Ever since my teacher talked about working with the menstrual cycle, I have paid attention to my own ebb and flow of every cycle. Getting aware about the changes associated with my physical and mental state through the entire month opened my eyes to the rhythm of my body and mind.
More often than not, instinct kicks in now to preserve my energy. Sometimes I forget about being aware of day to day changes and start falling into old behaviour patterns. Such days I don’t know what to practise. I tire myself thinking about what asanas I should do and then give up. I unroll my mat, chant the invocation and let the asanas flow. Later when I think about it, I realize that all I had to do was get out of my own way. My body knew what it had to do and I only needed to bring my attention to it.
I still grapple with the change in practise on the days of my period. Sometimes I think that I will lose all I have learnt with the changed routine but time and again, I go back to the poses in a better way. It is as though the break has allowed the body to realign its memory.

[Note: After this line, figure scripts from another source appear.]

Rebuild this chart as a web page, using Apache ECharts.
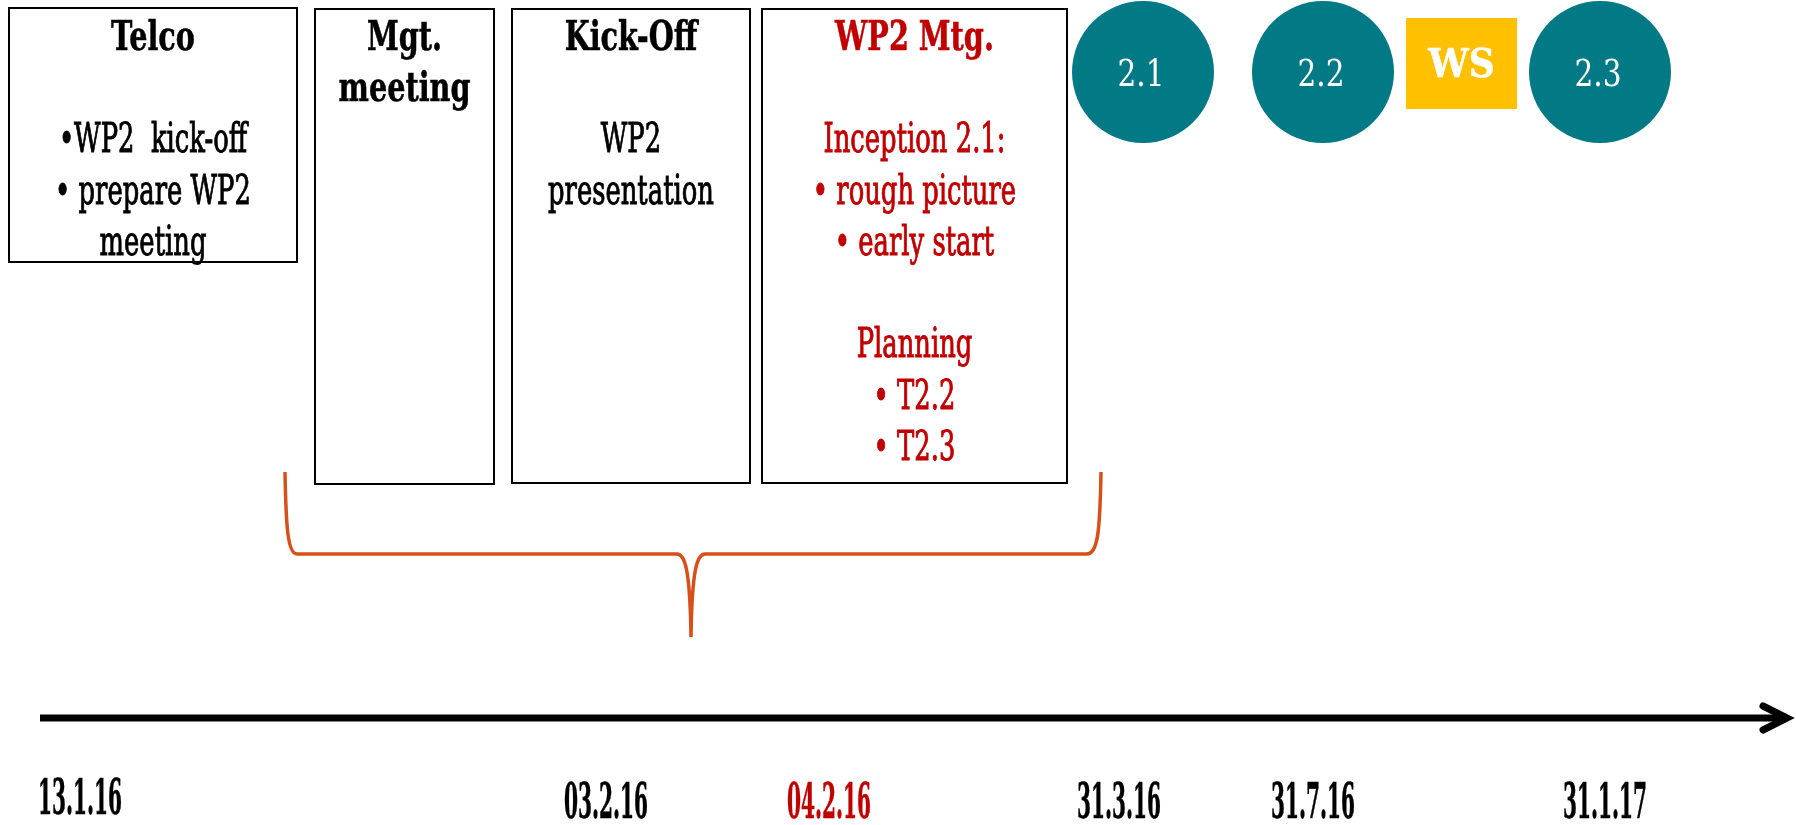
<!DOCTYPE html>
<html>
  <head>
    <meta http-equiv="Content-Type" content="text/html; charset=utf-8" />
    <title>WP2 timeline</title>
    <script src="https://cdn.jsdelivr.net/npm/echarts@6/dist/echarts.min.js"></script>
    <style>
      html, body { margin: 0; padding: 0; background: #fff; }
      #main { width: 1796px; height: 825px; }
    </style>
  </head>
  <body>
    <div id="main"></div>
    <script>
      // --- data ---
      var boxNames = ['Telco', 'Mgt. meeting', 'Kick-Off', 'WP2 Mtg.'];
      var boxLines = [
        ['Telco', '', '\u2022WP2  kick-off', '\u2022 prepare WP2', 'meeting'],
        ['Mgt.', 'meeting'],
        ['Kick-Off', '', 'WP2', 'presentation'],
        ['WP2 Mtg.', '', 'Inception 2.1:', '\u2022 rough picture', '\u2022 early start', '', 'Planning', '\u2022 T2.2', '\u2022 T2.3']
      ];
      var boxBoldLines = [1, 2, 1, 1];
      var milestones = ['2.1', '2.2', 'WS', '2.3'];
      var milestoneKinds = ['task', 'task', 'workshop', 'task'];
      var dates = ['13.1.16', '03.2.16', '04.2.16', '31.3.16', '31.7.16', '31.1.17'];
      var highlightDate = '04.2.16';
      var highlightBox = 'WP2 Mtg.';

      // --- layout (diagram units = px of the 1796x825 sheet) ---
      var boxX = [[9, 297], [315, 494], [512, 750], [762, 1067]];
      var boxY = [[8, 262], [9, 484], [9, 483], [9, 483]];
      var rowTop = 39, rowStep = 51.3;
      var milestoneX = [1143, 1323, 1462, 1600];
      var milestoneY = 72, milestoneR = 71;
      var wsBox = [1406, 1517, 18, 109];
      var dateX = [80, 606, 829, 1119, 1313, 1605];
      var dateY = [802, 806, 806, 806, 806, 806];
      var timelineY = 718, timelineX = [40, 1787];
      var brace = { left: 285, mid: 691, right: 1101, top: 472, bar: 554, tip: 637 };

      var FONT = '"DejaVu Serif", "Liberation Serif", serif';
      var RED = '#C00000', TEAL = '#017A86', GOLD = '#FFC000', ORANGE = '#D65019';

      function txt(x, y, text, size, weight, color, sx, stroke) {
        return {
          type: 'text', x: x, y: y, scaleX: sx,
          style: {
            text: text, fontSize: size, fontFamily: FONT, fontWeight: weight,
            fill: color, align: 'center', verticalAlign: 'middle',
            stroke: stroke ? color : null, lineWidth: stroke || 0
          }
        };
      }

      function renderBox(params, api) {
        var i = api.value(0);
        var p0 = api.coord([boxX[i][0], boxY[i][0]]);
        var p1 = api.coord([boxX[i][1], boxY[i][1]]);
        var color = boxNames[i] === highlightBox ? RED : '#000';
        var cx = (p0[0] + p1[0]) / 2;
        var kids = [{
          type: 'rect',
          shape: { x: p0[0], y: p0[1], width: p1[0] - p0[0], height: p1[1] - p0[1] },
          style: { fill: '#fff', stroke: '#000', lineWidth: 2 }
        }];
        boxLines[i].forEach(function (line, k) {
          if (!line) return;
          var y = api.coord([0, rowTop + rowStep * k])[1];
          var bold = k < boxBoldLines[i];
          kids.push(txt(cx, y, line, 41, bold ? 'bold' : 'normal', color, bold ? 0.7 : 0.63, bold ? 0.6 : 1));
        });
        return { type: 'group', children: kids };
      }

      function renderMilestone(params, api) {
        var i = api.value(0);
        var c = api.coord([milestoneX[i], milestoneY]);
        var kids = [];
        if (milestoneKinds[i] === 'workshop') {
          var a = api.coord([wsBox[0], wsBox[2]]);
          var b = api.coord([wsBox[1], wsBox[3]]);
          kids.push({ type: 'rect', shape: { x: a[0], y: a[1], width: b[0] - a[0], height: b[1] - a[1] }, style: { fill: GOLD } });
          kids.push(txt((a[0] + b[0]) / 2, (a[1] + b[1]) / 2 + 3, milestones[i], 40, 'bold', '#fff', 0.9, 0.5));
        } else {
          var r = api.size([milestoneR, 0])[0];
          kids.push({ type: 'circle', shape: { cx: c[0], cy: c[1], r: r }, style: { fill: TEAL } });
          kids.push(txt(c[0] - 2, c[1] + 4, milestones[i], 37, 'normal', '#fff', 0.8));
        }
        return { type: 'group', children: kids };
      }

      function renderDate(params, api) {
        var i = api.value(0);
        var p = api.coord([dateX[i], dateY[i]]);
        var color = dates[i] === highlightDate ? RED : '#000';
        return txt(p[0], p[1], dates[i], 48, 'bold', color, 0.42, 0.6);
      }

      function renderTimeline(params, api) {
        var a = api.coord([timelineX[0], timelineY]);
        var b = api.coord([timelineX[1], timelineY]);
        var h1 = api.coord([timelineX[1] - 24, timelineY - 12]);
        var h2 = api.coord([timelineX[1] - 24, timelineY + 12]);
        return {
          type: 'group', children: [
            { type: 'line', shape: { x1: a[0], y1: a[1], x2: b[0] - 3, y2: b[1] }, style: { stroke: '#000', lineWidth: 7 } },
            { type: 'polyline', shape: { points: [h1, b, h2] }, style: { stroke: '#000', lineWidth: 7, fill: null, lineCap: 'round', lineJoin: 'miter' } }
          ]
        };
      }

      function renderBrace(params, api) {
        var L = api.coord([brace.left, brace.top]);
        var LB = api.coord([brace.left + 12, brace.bar]);
        var M = api.coord([brace.mid, brace.tip]);
        var MB = api.coord([brace.mid, brace.bar]);
        var RB = api.coord([brace.right - 14, brace.bar]);
        var R = api.coord([brace.right, brace.top]);
        var d = 'M' + L[0] + ' ' + L[1] +
          ' C' + (L[0] + 1) + ' ' + (LB[1] - 25) + ' ' + (L[0] + 3) + ' ' + LB[1] + ' ' + LB[0] + ' ' + LB[1] +
          ' L' + (MB[0] - 14) + ' ' + MB[1] +
          ' C' + (MB[0] - 6) + ' ' + MB[1] + ' ' + (M[0] - 1) + ' ' + (MB[1] + 15) + ' ' + M[0] + ' ' + M[1] +
          ' M' + M[0] + ' ' + M[1] +
          ' C' + (M[0] + 1) + ' ' + (MB[1] + 15) + ' ' + (MB[0] + 6) + ' ' + MB[1] + ' ' + (MB[0] + 14) + ' ' + MB[1] +
          ' L' + RB[0] + ' ' + RB[1] +
          ' C' + (R[0] - 3) + ' ' + RB[1] + ' ' + (R[0] - 1) + ' ' + (RB[1] - 25) + ' ' + R[0] + ' ' + R[1];
        return { type: 'path', shape: { pathData: d }, style: { stroke: ORANGE, lineWidth: 3.5, fill: null } };
      }

      var myChart = echarts.init(document.getElementById('main'));
      function idx(arr) { return arr.map(function (v, i) { return [i]; }); }

      var option = {
        animation: false,
        backgroundColor: '#fff',
        grid: { left: 0, right: 0, top: 0, bottom: 0 },
        xAxis: { type: 'value', min: 0, max: 1796, show: false },
        yAxis: { type: 'value', min: 0, max: 825, inverse: true, show: false },
        series: [
          { type: 'custom', name: 'brace', renderItem: renderBrace, data: [[0]], silent: true },
          { type: 'custom', name: 'boxes', renderItem: renderBox, data: idx(boxNames), silent: true },
          { type: 'custom', name: 'milestones', renderItem: renderMilestone, data: idx(milestones), silent: true },
          { type: 'custom', name: 'timeline', renderItem: renderTimeline, data: [[0]], silent: true },
          { type: 'custom', name: 'dates', renderItem: renderDate, data: idx(dates), silent: true }
        ]
      };
      myChart.setOption(option);
    </script>
  </body>
</html>
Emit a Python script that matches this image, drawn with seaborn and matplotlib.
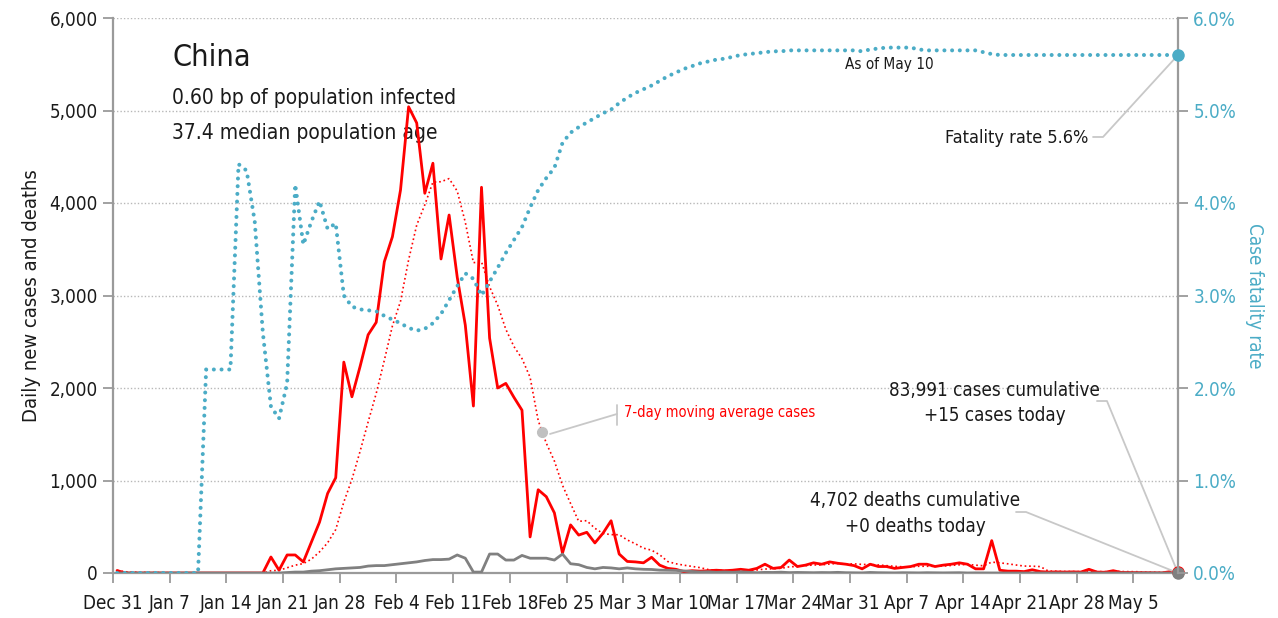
import matplotlib
matplotlib.use("Agg")
import matplotlib.pyplot as plt
import matplotlib.ticker as mticker
import numpy as np
import pandas as pd
import seaborn as sns

START = "2019-12-31"
END = "2020-05-10"

# Daily new cases, Dec 31 .. May 10
CASES = [27] + [0] * 18 + [
    173, 30, 195, 195, 120, 335, 550, 860, 1030, 2280,
    1905, 2230, 2575, 2710, 3365, 3635, 4140, 5040, 4865, 4105,
    4430, 3395, 3870, 3200, 2680, 1805, 4170, 2540, 2000, 2050,
    1900, 1760, 390, 900, 825, 650, 215, 520, 410, 440,
    325, 430, 565, 205, 125, 120, 110, 170, 85, 50,
    40, 15, 25, 20, 25, 30, 25, 30, 40, 30,
    50, 95, 50, 60, 140, 70, 85, 110, 95, 120,
    105, 95, 80, 45, 95, 70, 70, 50, 60, 70,
    95, 95, 70, 85, 95, 110, 95, 45, 45, 350,
    30, 20, 20, 15, 35, 15, 10, 12, 10, 12,
    10, 40, 10, 8, 25, 6, 5, 3, 4, 2,
    1, 14, 15,
]

# Daily new deaths
DEATHS = [0] * 21 + [
    5, 10, 10, 20, 25, 35, 45, 50, 55, 60,
    75, 80, 80, 90, 100, 110, 120, 135, 145, 145,
    150, 195, 160, 10, 10, 205, 205, 140, 140, 190,
    160, 160, 160, 140, 205, 100, 90, 60, 45, 60,
    55, 45, 55, 45, 40, 38, 31, 30, 28, 22,
    17, 11, 13, 8, 11, 8, 13, 8, 3, 7,
    6, 9, 4, 6, 5, 3, 5, 4, 7, 3,
    2, 1, 6, 3, 2, 1, 3, 2, 1, 3,
    2, 1, 2, 3, 0, 1, 0,
] + [0] * 24

# Case fatality rate, percent
FATALITY = [0] * 11 + [
    2.2, 2.2, 2.2, 2.2, 4.42, 4.35, 3.8, 2.6, 1.8, 1.67,
    2.05, 4.2, 3.55, 3.8, 4.02, 3.72, 3.78, 3.0, 2.88, 2.85,
    2.84, 2.83, 2.78, 2.74, 2.7, 2.65, 2.62, 2.64, 2.7, 2.8,
    2.95, 3.1, 3.24, 3.18, 3.0, 3.15, 3.3, 3.46, 3.6, 3.74,
    3.95, 4.14, 4.27, 4.38, 4.65, 4.76, 4.82, 4.87, 4.92, 4.97,
    5.01, 5.08, 5.14, 5.19, 5.23, 5.27, 5.32, 5.37, 5.41, 5.45,
    5.48, 5.51, 5.53, 5.55, 5.56, 5.58, 5.6, 5.61, 5.62, 5.63,
    5.64, 5.64,
] + [5.65] * 9 + [5.64, 5.66, 5.67] + [5.68] * 4 + [5.66] + [5.65] * 7 + [
    5.63, 5.61] + [5.6] * 23

LEFT_TICKS = [0, 1000, 2000, 3000, 4000, 5000, 6000]
RIGHT_TICKS = [0, 1, 2, 3, 4, 5, 6]

RED = "#ff0000"
TEAL = "#4bacc6"
GREY = "#808080"
SPINE = "#9a9a9a"
TEXT = "#1a1a1a"
FONT = ["DejaVu Sans"]


def connector(ax, xs, ys):
    # thin grey leader line, given in axes fractions
    ax.plot(xs, ys, transform=ax.transAxes, color="#c8c8c8", lw=1.3,
            clip_on=False, zorder=6)


def main():
    sns.set_theme(style="white")
    plt.rcParams["font.family"] = FONT
    plt.rcParams["font.stretch"] = "condensed"

    dates = pd.date_range(START, END, freq="D")
    # figures are reported for the day, drawn at midday
    df = pd.DataFrame({"date": dates + pd.Timedelta(hours=12), "cases": CASES,
                       "deaths": DEATHS, "fatality": FATALITY})
    df["avg"] = df["cases"].rolling(7, min_periods=1).mean()

    fig = plt.figure(figsize=(12.78, 6.18), dpi=100)
    ax = fig.add_axes([113 / 1278, 1 - 573 / 618, 1065 / 1278, 555 / 618])
    ax2 = ax.twinx()

    sns.lineplot(data=df, x="date", y="avg", ax=ax, color=RED, lw=1.2,
                 linestyle=(0, (1, 1.7)), zorder=3)
    sns.lineplot(data=df, x="date", y="cases", ax=ax, color=RED, lw=2.0,
                 zorder=4)
    sns.lineplot(data=df, x="date", y="deaths", ax=ax, color=GREY, lw=2.0,
                 zorder=4)
    last = df.iloc[-1]
    ax.plot(last["date"], last["cases"], "o", color=RED, ms=8,
            clip_on=False, zorder=7)
    ax.plot(last["date"], last["deaths"], "o", color=GREY, ms=8,
            clip_on=False, zorder=8)

    sns.lineplot(data=df, x="date", y="fatality", ax=ax2, color=TEAL, lw=2.9,
                 linestyle=(0, (0.01, 1.9)), dash_capstyle="round", zorder=5)
    ax2.plot(last["date"], last["fatality"], "o", color=TEAL, ms=8,
             clip_on=False, zorder=8)
    ax2.set_zorder(ax.get_zorder() + 1)
    ax2.patch.set_visible(False)

    # marker on the moving average for the label leader
    mid = df["date"].iloc[52] + pd.Timedelta(hours=12)
    ax.plot(mid, df["avg"].iloc[52:54].mean(), "o", color="#c0c0c0", ms=7,
            zorder=6)

    ax.set_xlim(dates[0], last["date"])
    ax.set_ylim(0, 6000)
    ax2.set_ylim(0, 6)

    ticks = pd.date_range(START, "2020-05-05", freq="7D")
    ax.set_xticks(ticks)
    ax.set_xticklabels([f"{d:%b} {d.day}" for d in ticks])
    ax.set_yticks(LEFT_TICKS)
    ax.yaxis.set_major_formatter(mticker.FuncFormatter(lambda v, p: f"{v:,.0f}"))
    ax2.set_yticks(RIGHT_TICKS)
    ax2.yaxis.set_major_formatter(mticker.FuncFormatter(lambda v, p: f"{v:.1f}%"))

    for a in (ax, ax2):
        a.set_xlabel("")
        for s in a.spines.values():
            s.set_color(SPINE)
            s.set_linewidth(1.6)
        a.spines["top"].set_visible(False)
    ax.spines["right"].set_visible(False)
    ax2.spines["left"].set_visible(False)
    ax2.spines["bottom"].set_visible(False)

    ax.tick_params(axis="x", length=7, width=1.3, color=SPINE, pad=8,
                   labelsize=13.5, labelcolor=TEXT, bottom=True)
    ax.tick_params(axis="y", length=7, width=1.3, color=SPINE, pad=4,
                   labelsize=13.5, labelcolor=TEXT, left=True)
    ax2.tick_params(axis="y", length=7, width=1.3, color=SPINE, pad=4,
                    labelsize=13.5, labelcolor=TEAL, right=True)

    for v in LEFT_TICKS[1:]:
        ax.axhline(v, color="#b8b8b8", lw=1.0, linestyle=(0, (1, 1.5)),
                   zorder=1)

    ax.set_ylabel("Daily new cases and deaths", fontsize=14.5, color=TEXT,
                  labelpad=6)
    ax2.set_ylabel("Case fatality rate", fontsize=13.5, color=TEAL,
                   rotation=-90, labelpad=20)

    # header text
    ax.text(0.0554, 0.928, "China", transform=ax.transAxes, fontsize=22,
            color=TEXT, va="center")
    ax.text(0.0554, 0.856, "0.60 bp of population infected",
            transform=ax.transAxes, fontsize=15, color=TEXT, va="center")
    ax.text(0.0554, 0.793, "37.4 median population age",
            transform=ax.transAxes, fontsize=15, color=TEXT, va="center")

    ax.text(0.687, 0.917, "As of May 10", transform=ax.transAxes,
            fontsize=11, color=TEXT, va="center")

    ax.text(0.9155, 0.784, "Fatality rate 5.6%", transform=ax.transAxes,
            fontsize=13, color=TEXT, va="center", ha="right")
    connector(ax, [0.9202, 0.9296, 1.0], [0.7856, 0.7856, 0.9333])

    ax.text(0.4798, 0.2883, "7-day moving average cases",
            transform=ax.transAxes, fontsize=10.5, color=RED, va="center")
    connector(ax, [0.4103, 0.4732], [0.2505, 0.2865])
    connector(ax, [0.4732, 0.4732], [0.2667, 0.3027])

    ax.text(0.8277, 0.3297, "83,991 cases cumulative", transform=ax.transAxes,
            fontsize=13.5, color=TEXT, va="center", ha="center")
    ax.text(0.8277, 0.2829, "+15 cases today", transform=ax.transAxes,
            fontsize=13.5, color=TEXT, va="center", ha="center")
    connector(ax, [0.9239, 0.9333, 1.0], [0.3099, 0.3099, 0.0])

    ax.text(0.7530, 0.1315, "4,702 deaths cumulative", transform=ax.transAxes,
            fontsize=13.5, color=TEXT, va="center", ha="center")
    ax.text(0.7530, 0.0829, "+0 deaths today", transform=ax.transAxes,
            fontsize=13.5, color=TEXT, va="center", ha="center")
    connector(ax, [0.8479, 0.8573, 1.0], [0.1099, 0.1099, 0.0])

    fig.savefig("out.png", dpi=100)


if __name__ == "__main__":
    main()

There is a brilliant essay by Geeta Iyengar on the practise of women during the whole month which is a practical guide for women. I go back to it again and again and each reading brings out something new that I am ready to hear. A lot of the things she talks about have been validated in my experience as well and I notice the details she talks about are spot on. The beauty of the whole system is the free and open sharing of knowledge for whoever wants it.
As a subject, yoga feels like a fire within, one which I am willing to be consumed in. Asanas for me at this point feel like irrigation for my body so that I can move freely within it and look at my daily living more clearly. I see how the yamas and niyamas are present in my every moment and watch when I am in sync with them and when I am not. In that sense, my life is an experiment one where I am the process and the scientist.